### Recorded information
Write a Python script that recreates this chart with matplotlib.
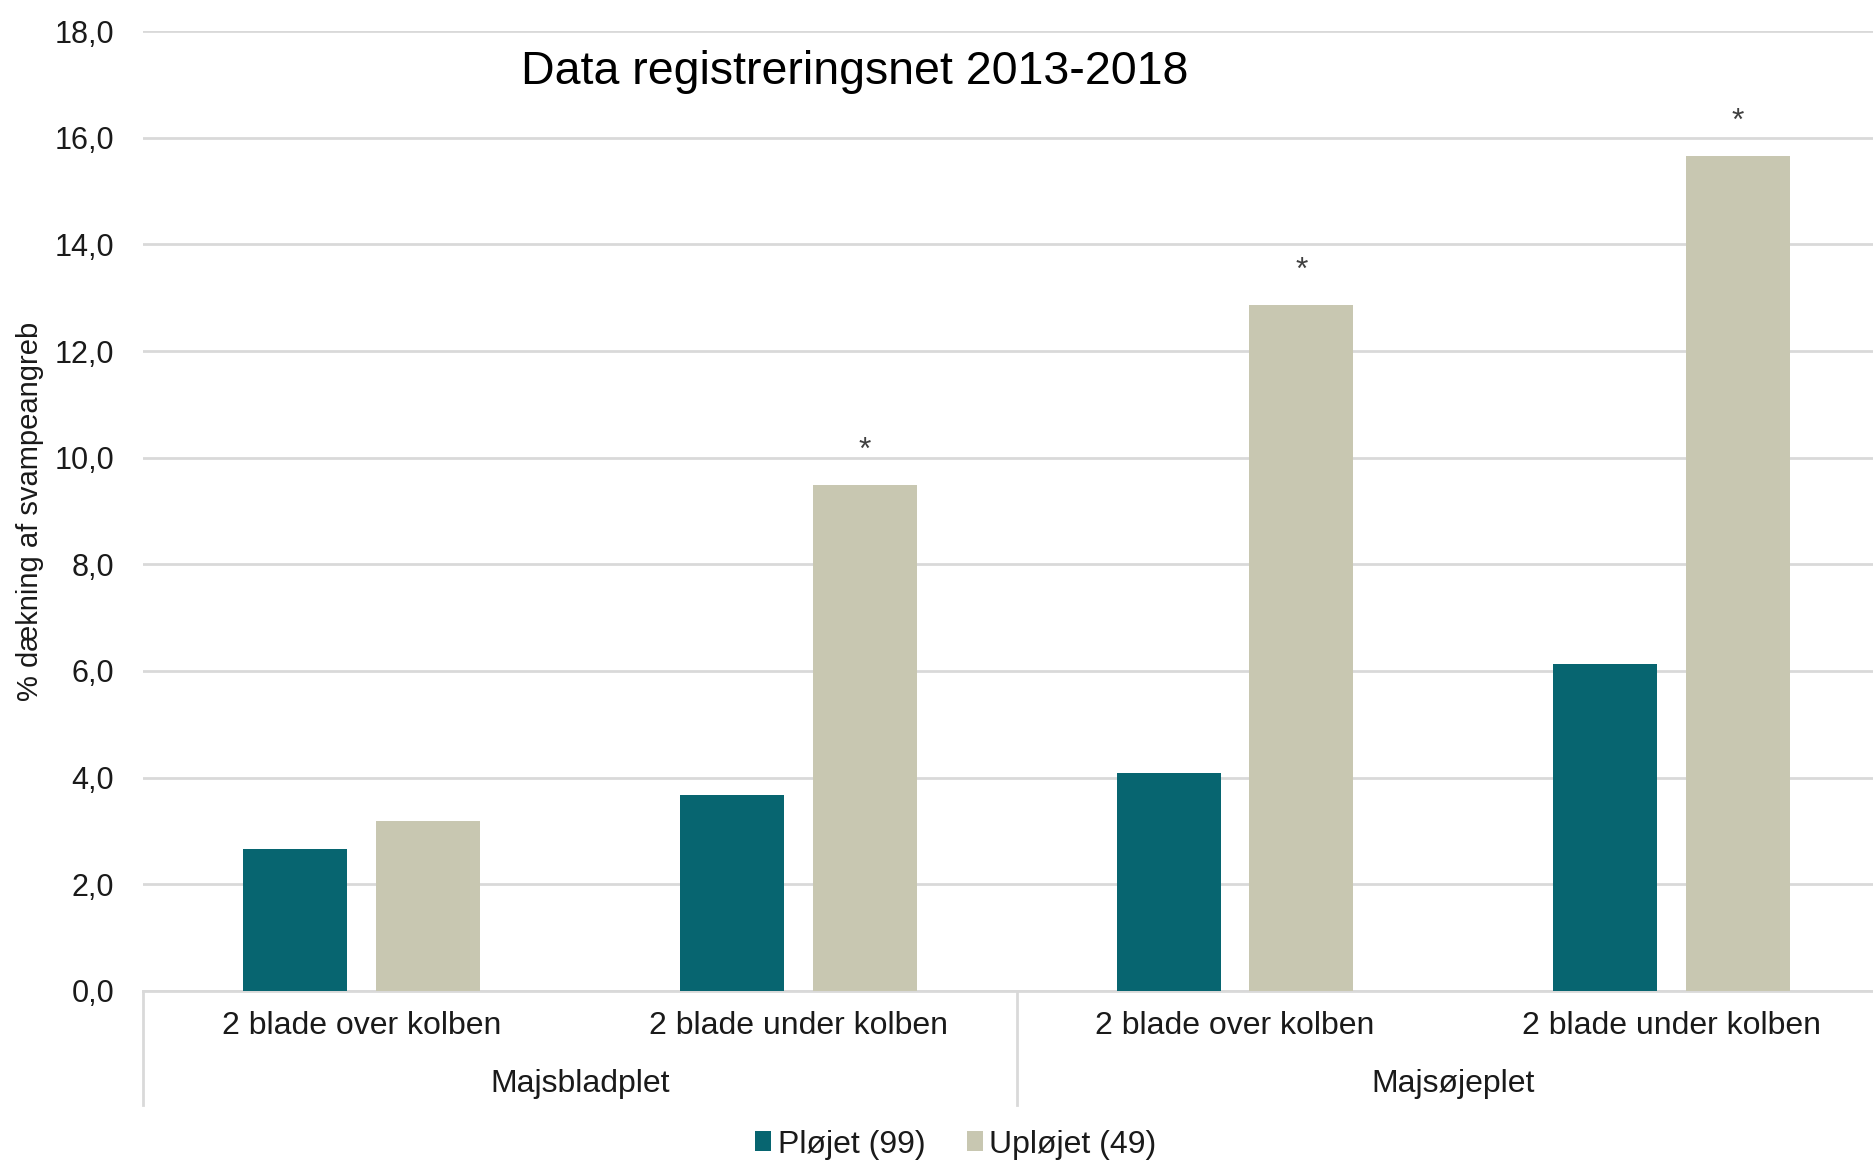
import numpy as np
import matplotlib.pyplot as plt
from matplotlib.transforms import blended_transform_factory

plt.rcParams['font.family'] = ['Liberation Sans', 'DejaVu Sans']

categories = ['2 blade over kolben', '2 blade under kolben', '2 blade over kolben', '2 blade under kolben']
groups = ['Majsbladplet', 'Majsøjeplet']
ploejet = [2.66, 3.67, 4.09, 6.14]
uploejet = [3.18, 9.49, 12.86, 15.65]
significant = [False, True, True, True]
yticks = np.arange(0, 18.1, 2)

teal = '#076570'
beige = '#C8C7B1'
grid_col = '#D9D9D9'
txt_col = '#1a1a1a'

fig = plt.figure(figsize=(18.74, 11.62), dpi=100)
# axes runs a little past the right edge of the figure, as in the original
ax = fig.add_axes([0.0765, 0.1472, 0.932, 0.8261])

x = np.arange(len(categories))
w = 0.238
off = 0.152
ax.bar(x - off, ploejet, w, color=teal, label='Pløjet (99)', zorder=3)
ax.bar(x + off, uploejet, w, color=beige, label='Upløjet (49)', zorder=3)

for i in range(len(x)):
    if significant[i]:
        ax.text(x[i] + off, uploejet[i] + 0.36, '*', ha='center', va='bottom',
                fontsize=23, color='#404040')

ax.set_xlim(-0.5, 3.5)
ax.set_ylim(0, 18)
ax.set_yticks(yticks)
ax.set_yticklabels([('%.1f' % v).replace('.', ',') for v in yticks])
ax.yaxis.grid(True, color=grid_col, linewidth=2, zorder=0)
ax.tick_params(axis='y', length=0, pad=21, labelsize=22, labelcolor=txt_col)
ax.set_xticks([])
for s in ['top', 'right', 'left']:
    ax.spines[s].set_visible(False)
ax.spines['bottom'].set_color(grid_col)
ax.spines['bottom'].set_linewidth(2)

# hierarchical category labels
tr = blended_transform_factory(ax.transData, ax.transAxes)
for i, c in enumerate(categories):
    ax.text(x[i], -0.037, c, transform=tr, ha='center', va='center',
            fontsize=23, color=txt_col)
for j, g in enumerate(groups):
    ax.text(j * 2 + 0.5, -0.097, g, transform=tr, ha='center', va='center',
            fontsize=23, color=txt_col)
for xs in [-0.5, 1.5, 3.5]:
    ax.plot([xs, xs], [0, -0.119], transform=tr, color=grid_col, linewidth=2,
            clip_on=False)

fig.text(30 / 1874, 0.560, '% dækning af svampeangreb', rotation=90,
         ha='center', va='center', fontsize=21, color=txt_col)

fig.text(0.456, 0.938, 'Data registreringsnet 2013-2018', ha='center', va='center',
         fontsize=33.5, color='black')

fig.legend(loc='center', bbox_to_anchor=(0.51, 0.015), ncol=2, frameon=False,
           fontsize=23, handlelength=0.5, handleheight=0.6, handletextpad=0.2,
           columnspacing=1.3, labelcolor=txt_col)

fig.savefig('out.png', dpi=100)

### Your goal
Starting at the top of the listing above, please restate word for word each line up to and including the one that holds "fontsize=23, color='#404040')", omitting every image.

### Reply
Write a Python script that recreates this chart with matplotlib.
import numpy as np
import matplotlib.pyplot as plt
from matplotlib.transforms import blended_transform_factory

plt.rcParams['font.family'] = ['Liberation Sans', 'DejaVu Sans']

categories = ['2 blade over kolben', '2 blade under kolben', '2 blade over kolben', '2 blade under kolben']
groups = ['Majsbladplet', 'Majsøjeplet']
ploejet = [2.66, 3.67, 4.09, 6.14]
uploejet = [3.18, 9.49, 12.86, 15.65]
significant = [False, True, True, True]
yticks = np.arange(0, 18.1, 2)

teal = '#076570'
beige = '#C8C7B1'
grid_col = '#D9D9D9'
txt_col = '#1a1a1a'

fig = plt.figure(figsize=(18.74, 11.62), dpi=100)
# axes runs a little past the right edge of the figure, as in the original
ax = fig.add_axes([0.0765, 0.1472, 0.932, 0.8261])

x = np.arange(len(categories))
w = 0.238
off = 0.152
ax.bar(x - off, ploejet, w, color=teal, label='Pløjet (99)', zorder=3)
ax.bar(x + off, uploejet, w, color=beige, label='Upløjet (49)', zorder=3)

for i in range(len(x)):
    if significant[i]:
        ax.text(x[i] + off, uploejet[i] + 0.36, '*', ha='center', va='bottom',
                fontsize=23, color='#404040')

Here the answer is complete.